Currency and tariff reforms, and the liberalization of investment opportunities have been instrumental in bringing more than $1 billion into the economy from outside investors; that is in addition to the $5 billion put into India’s stock markets. However, there remains the problem of privatization, which is moving very slowly. This is because of the traditional belief that government is the solution to all of the economic woes of India.
Furthering the complication are the labor unions. In large state-owned industries, the unions, which are tied closely to political parties, oppose any change that will involve large-scale firing of workers.

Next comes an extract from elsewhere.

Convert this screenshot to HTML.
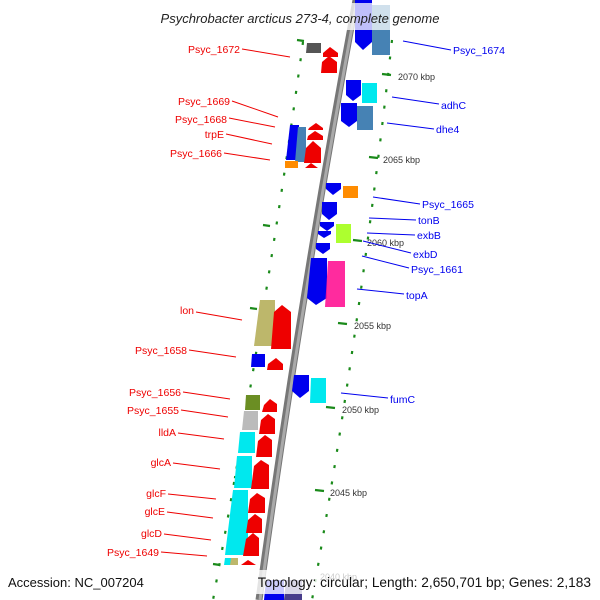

Protective labor laws give the government veto power over large-scale sacking of workers; consequently, you cannot close a plant without government approval.
Finance Minister Singh has indicated his interest in changing this, but that won’t happen until after the elections of 1996. It is expected that Prime Minister Rao’s Congress party will win the elections, and this should accelerate reforms. One of these reforms, and certainly one of the most important issues on the government’s reform agenda, is the elimination of its antiquated and inefficient tax system. The current tax base is too narrow since its major source excludes India’s agricultural base and its traditional cottage (handicraft) industries; this excludes almost 64 percent of the population from the tax net. Evasion is rampant.
The consequence of all of this is that the reform movement appears to be irreversible, even at the state level, which accounts for half of the country’s gross domestic product. When compared to China, investors find India has several advantages. The culture is accustomed to Western influences, and its people have traveled or studied overseas. And the Indian middle class is familiar with Western goods and products.
However, few investors are looking for cheap labor; instead, the appeal of India’s labor force is that it has skilled workers (India graduates more engineers each year than China and South Korea combined). Also, unlike China, India has a well-developed legal system with courts that enforce laws with reasonable objectivity; though rules and regulations sometimes are slow-moving, they, for the most part, are reliable.
In conclusion, the advice to foreign investors is to be patient. Don’t let the bureaucracy overwhelm you. Remember the population of 900 million, with roughly a third of that an emerging middle class with tastes for those products that are Western in nature. Outside investment will further the growth of this middle class. In the meantime, India must liberalize more quickly and effectively than Asia’s other emerging countries. Nevertheless, for U.S. investors to be players in Asia, they must be in India.
Following is a collection of facts and figures about India:
It is an area slightly more than a third the size of the United States and has a population of approximately 920 million people. Its natural resources include coal (it has the fourth-largest reserves in the world), iron ore, manganese, titanium ore, natural gas, diamonds, petroleum and limestone.
Its religious makeup is 80 percent Hindu and 14 percent Moslem. Hindi is the national language, but the most important language for national, political and commercial communication is English. India’s government is a federal republic with a bicameral parliament (Sansad), a constitution, a legal system based on English common law and a Supreme Court. The capital is New Delhi.
(Walter Boston Jr. is director of the International Institute at SUNY College at Brockport.)